Russian Human Rights Council opposes bill on requirements for lawyers
MOSCOW, December 21 (RAPSI) - Russia’s Presidential Council for Civil Society and Human Rights has recommended the State Duma to reject a bill setting standard requirements for lawyers admitted to practice in Russian courts, the advisory body’s website reads.
The Council adopted the relevant decision on Thursday. Human rights advocates believe that the concept of the bill submitted by Pavel Krasheninnikov, Chairman of the State Duma Committee on State Building and Legislation, to the lower house of Russia’s parliament, is out of keeping with the constitutional provisions on people’s rights to legal aid.
Barring of individuals without higher legal education from delivering legal services may deprive low-income population categories including refuges, disabled persons, emigrants and others, of the opportunity to receive legal aid.
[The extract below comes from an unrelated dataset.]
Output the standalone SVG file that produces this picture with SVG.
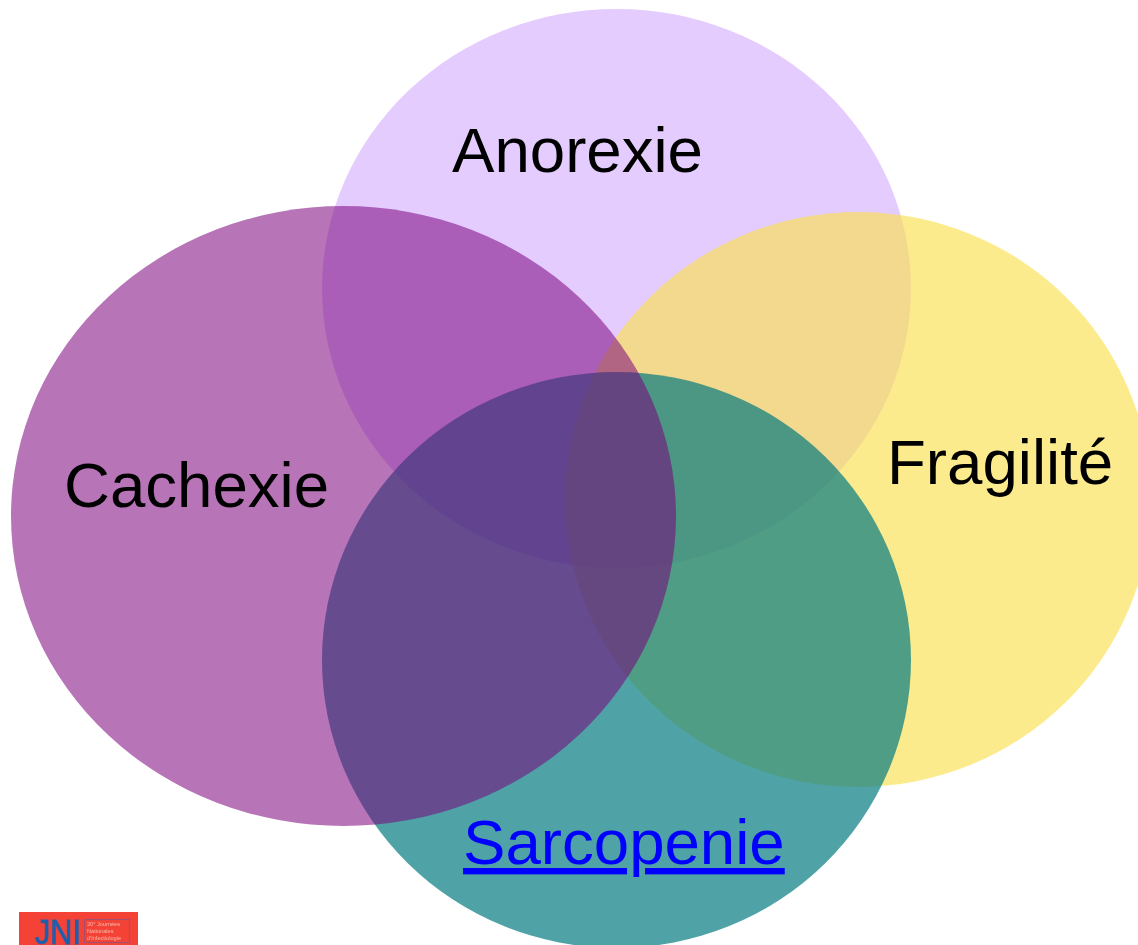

According to the Human Rights Council, clients have a right to choose their representatives by themselves, by appraising their qualifications and expertise, and requesting degree certificates and professional documents
Krasheninnikov submitted the bill on litigation guardians to the parliament’s lower house in September.
Under the bill, lawyers should have Russian legal degrees to represent other persons or companies in civil, administrative and commercial proceedings.
Foreign attorneys would be admitted to practice in Russian courts if they take professional examination in legal profession at the all-Russian association of lawyers. Exceptions to this are representatives at law, the bill reads.
Currently, legal representation may be provided by individuals without professional education, according to Krasheninnikov.
The bill would facilitate the enforcement of rights of persons and companies to competent legal assistance and would have a positive impact on the judicial system, the initiative’s author believes.